"Volksbücherei" - Elke Buhr schreibt in der FR über die Protestlesung in Berlin-Prenzlauer Berg:
Kinder gibt es hier im Viertel wie anderswo in Berlin Hunde, vor vier Jahren war die Grundschule um die Ecke noch froh, dass sie eine I-Dötzchen-Klasse zusammen bekam, im nächsten Jahr werden hier 140 eingeschult. Es gibt Yoga-Kurse für Kinder, Theater für Kinder, Kunst für Kinder, Angebote für Leute, die in die Kreativität ihres Nachwuchses auf hohem Niveau investieren wollen. Nur eine öffentliche Bibliothek soll es nach den Plänen der linken Bezirksregierung ab Januar nicht mehr geben: Die Tucholsky-Bibliothek wird geschlossen, genauso wie eine zweite Bücherei in Prenzlauer Berg. ... Der Bezirk sagt, er müsse 800 000 Euro im Kulturetat einsparen, er habe keine Wahl. Die Sache ist beschlossen. An der Wand im Veranstaltungsraum hängt ein sehr altes Plakat: "Wer vorwärts kommen will, liest gute Bücher aus den Volksbüchereien Prenzlauer Berg".
"S wie Schwund" - Silja Ukena schreibt im "Spiegel" über die Schweizer Kultur-Zeitschrift "du", die kürzlich verkauft wurde:
Was folgt nun bei "du"? Zunächst einmal statt einer Redaktion ein alleiniger Chefredakteur. Walter Keller, Jahrgang 1953, zuletzt Leiter des 2006 Konkurs gegangenen Kunstbuchverlags Scalo, wird von Heft 1/2008 an verantwortlich sein. Die Themenschwerpunkte und das Sammlerformat sollen beibehalten werden, die Autoren und Fotografen jedoch zukünftig aus aller Welt stammen. Nur die besten auf ihrem Gebiet sollen es sein, Nummern über Mode und Architektur Titel wie "Das Kleid" oder "Das Haus" tragen. Wahrscheinlich braucht es diesen Anspruch bei zuletzt verkauften 14.000 Exemplaren. Damit kein Heft "Das Ende" heißen muss.

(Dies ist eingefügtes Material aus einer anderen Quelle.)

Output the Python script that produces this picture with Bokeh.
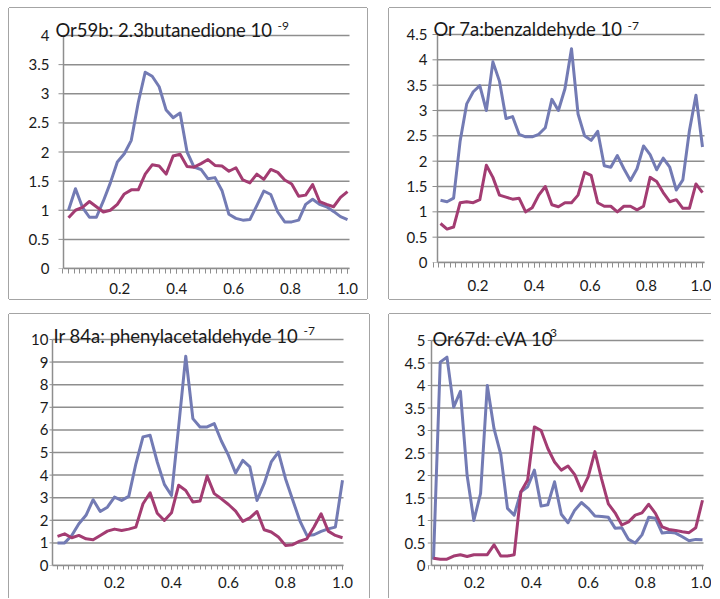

"Leander Haußmann rasiert sich mit dem blanken Messer" - Nils Minkmar hat sich für die FAZ die neue Kulturzeitschrift "Liebling" angesehen, die ab März 2008 monatlich erscheint:
Liebling unterscheidet sich nicht nur äußerlich von allen anderen Kulturzeitschriften und Magazinen, es handelt sich hier um etwas wesentlich anderes als die schick gemeinten bunten Blätter rund um Prada-Anzeigen, die man zwischen Laptop und Thermoskanne auch noch in die Tasche quetscht und schläfrig im Zug durchblättert, um sie sogleich zu vergessen. Man kann sich Liebling als eine Art Instrument denken, es erinnert darin an die Hochzeiten des Zeitungswesens, als Sherlock Holmes seinen Doktor Watson gern darüber belehrte, dass seine beste Waffe nicht der Revolver, sondern die Times sei, dort fand er die kleinen Informationen, die die großen Fälle lösen. Liebling verfolgt einen ähnlich vernunftgesteuerten Ansatz, obwohl das Editorial den Wert von Zuversicht und Emotionalität betont. In den Artikeln wird kaum gejubelt, sondern nachgedacht, analysiert und argumentiert, es ist kein affirmatives Beschreiben von Berühmtheiten und Produkten, wie es etwa Wallpaper zum Überdruss tut, sondern ein offenes und dialektisches Nachdenken über die Bedeutung eines Objekts oder einer Person für diese Zeit, insofern hat Liebling mehr vom Merkur als von Monopol.